**PROBLEM TO WORK ON:**
Output the full listing below exactly, without the pictures.
*-*-*
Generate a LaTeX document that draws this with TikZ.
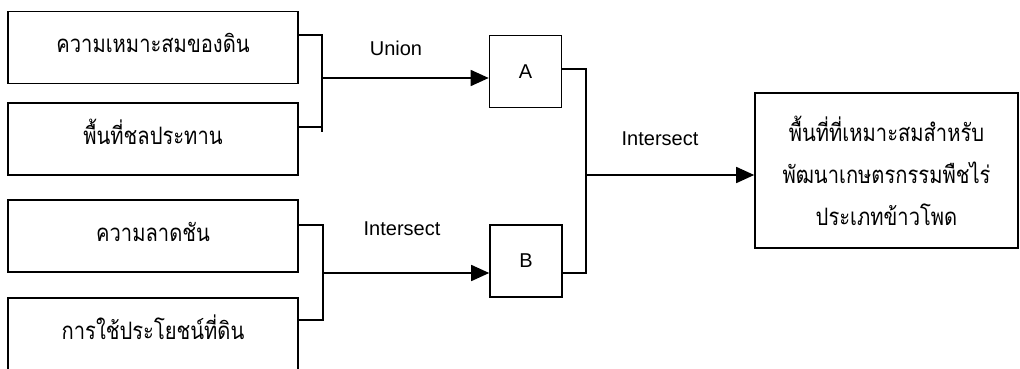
\documentclass[tikz,border=0pt]{standalone}
\usepackage{fontspec}
\setmainfont{Liberation Sans}
\newfontfamily\thaifont[Script=Thai,FakeStretch=0.84]{Loma}
\usetikzlibrary{arrows.meta,calc}
\begin{document}
\begin{tikzpicture}[x=1pt,y=-1pt,
  line width=1.6pt,
  inbox/.style={draw,line width=1.6pt,minimum width=290pt,minimum height=72pt,inner sep=0pt,text height=16pt,text depth=5pt,font=\thaifont\fontsize{24}{28}\selectfont},
  opbox/.style={draw,line width=1.6pt,minimum width=72pt,minimum height=72pt,inner sep=0pt,font=\fontsize{20}{24}\selectfont},
  outbox/.style={draw,line width=1.6pt,minimum width=263pt,minimum height=155pt,inner sep=0pt,align=center,font=\thaifont\fontsize{24}{42}\selectfont},
  lbl/.style={font=\fontsize{20}{24}\selectfont,inner sep=0pt},
  arr/.style={-{Triangle[length=18pt,width=16pt]}},
  conn/.style={line width=1.6pt}]
\clip (0,0) rectangle (1020,369);
\useasboundingbox (0,0) rectangle (1020,369);
\fill[white] (0,0) rectangle (1020,369);
% input boxes
\node[inbox] (b1) at (153,47.5) {ความเหมาะสมของดิน};
\node[inbox] (b2) at (153,139) {พื้นที่ชลประทาน};
\node[inbox] (b3) at (153,236) {ความลาดชัน};
\node[inbox] (b4) at (153,334) {การใช้ประโยชน์ที่ดิน};
% operation boxes
\node[opbox] (A) at (525.5,71.5) {A};
\node[opbox] (B) at (526,261) {B};
% output box
\node[outbox] (F) at (886.5,170.5) {พื้นที่ที่เหมาะสมสำหรับ\\พัฒนาเกษตรกรรมพืชไร่\\ประเภทข้าวโพด};
% joints
\coordinate (j1a) at (322,35);
\coordinate (j1b) at (322,127);
\coordinate (j1m) at (322,78);
\coordinate (j2a) at (323,225);
\coordinate (j2b) at (323,320);
\coordinate (j2m) at (323,273);
\coordinate (j3a) at (586,69);
\coordinate (j3b) at (586,273);
\coordinate (j3m) at (586,175);
% brackets
\draw[conn] (b1.east |- j1a) -- (j1a) -- ($(j1b)+(0,5)$);
\draw[conn] (b2.east |- j1b) -- (j1b);
\draw[conn,arr] (j1m) -- (A.west |- j1m);
\draw[conn] (b3.east |- j2a) -- (j2a) -- (j2b) -- (b4.east |- j2b);
\draw[conn,arr] (j2m) -- (B.west |- j2m);
\draw[conn] (A.east |- j3a) -- (j3a) -- (j3b) -- (B.east |- j3b);
\draw[conn,arr] (j3m) -- (F.west |- j3m);
% labels
\node[lbl] (lu) at (396,48) {Union};
\node[lbl] (li1) at (402,229) {Intersect};
\node[lbl] (li2) at (660,139) {Intersect};
\end{tikzpicture}
\end{document}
*-*-*
**ANSWER FOR THIS EXERCISE:**
Generate a LaTeX document that draws this with TikZ.
\documentclass[tikz,border=0pt]{standalone}
\usepackage{fontspec}
\setmainfont{Liberation Sans}
\newfontfamily\thaifont[Script=Thai,FakeStretch=0.84]{Loma}
\usetikzlibrary{arrows.meta,calc}
\begin{document}
\begin{tikzpicture}[x=1pt,y=-1pt,
  line width=1.6pt,
  inbox/.style={draw,line width=1.6pt,minimum width=290pt,minimum height=72pt,inner sep=0pt,text height=16pt,text depth=5pt,font=\thaifont\fontsize{24}{28}\selectfont},
  opbox/.style={draw,line width=1.6pt,minimum width=72pt,minimum height=72pt,inner sep=0pt,font=\fontsize{20}{24}\selectfont},
  outbox/.style={draw,line width=1.6pt,minimum width=263pt,minimum height=155pt,inner sep=0pt,align=center,font=\thaifont\fontsize{24}{42}\selectfont},
  lbl/.style={font=\fontsize{20}{24}\selectfont,inner sep=0pt},
  arr/.style={-{Triangle[length=18pt,width=16pt]}},
  conn/.style={line width=1.6pt}]
\clip (0,0) rectangle (1020,369);
\useasboundingbox (0,0) rectangle (1020,369);
\fill[white] (0,0) rectangle (1020,369);
% input boxes
\node[inbox] (b1) at (153,47.5) {ความเหมาะสมของดิน};
\node[inbox] (b2) at (153,139) {พื้นที่ชลประทาน};
\node[inbox] (b3) at (153,236) {ความลาดชัน};
\node[inbox] (b4) at (153,334) {การใช้ประโยชน์ที่ดิน};
% operation boxes
\node[opbox] (A) at (525.5,71.5) {A};
\node[opbox] (B) at (526,261) {B};
% output box
\node[outbox] (F) at (886.5,170.5) {พื้นที่ที่เหมาะสมสำหรับ\\พัฒนาเกษตรกรรมพืชไร่\\ประเภทข้าวโพด};
% joints
\coordinate (j1a) at (322,35);
\coordinate (j1b) at (322,127);
\coordinate (j1m) at (322,78);
\coordinate (j2a) at (323,225);
\coordinate (j2b) at (323,320);
\coordinate (j2m) at (323,273);
\coordinate (j3a) at (586,69);
\coordinate (j3b) at (586,273);
\coordinate (j3m) at (586,175);
% brackets
\draw[conn] (b1.east |- j1a) -- (j1a) -- ($(j1b)+(0,5)$);
\draw[conn] (b2.east |- j1b) -- (j1b);
\draw[conn,arr] (j1m) -- (A.west |- j1m);
\draw[conn] (b3.east |- j2a) -- (j2a) -- (j2b) -- (b4.east |- j2b);
\draw[conn,arr] (j2m) -- (B.west |- j2m);
\draw[conn] (A.east |- j3a) -- (j3a) -- (j3b) -- (B.east |- j3b);
\draw[conn,arr] (j3m) -- (F.west |- j3m);
% labels
\node[lbl] (lu) at (396,48) {Union};
\node[lbl] (li1) at (402,229) {Intersect};
\node[lbl] (li2) at (660,139) {Intersect};
\end{tikzpicture}
\end{document}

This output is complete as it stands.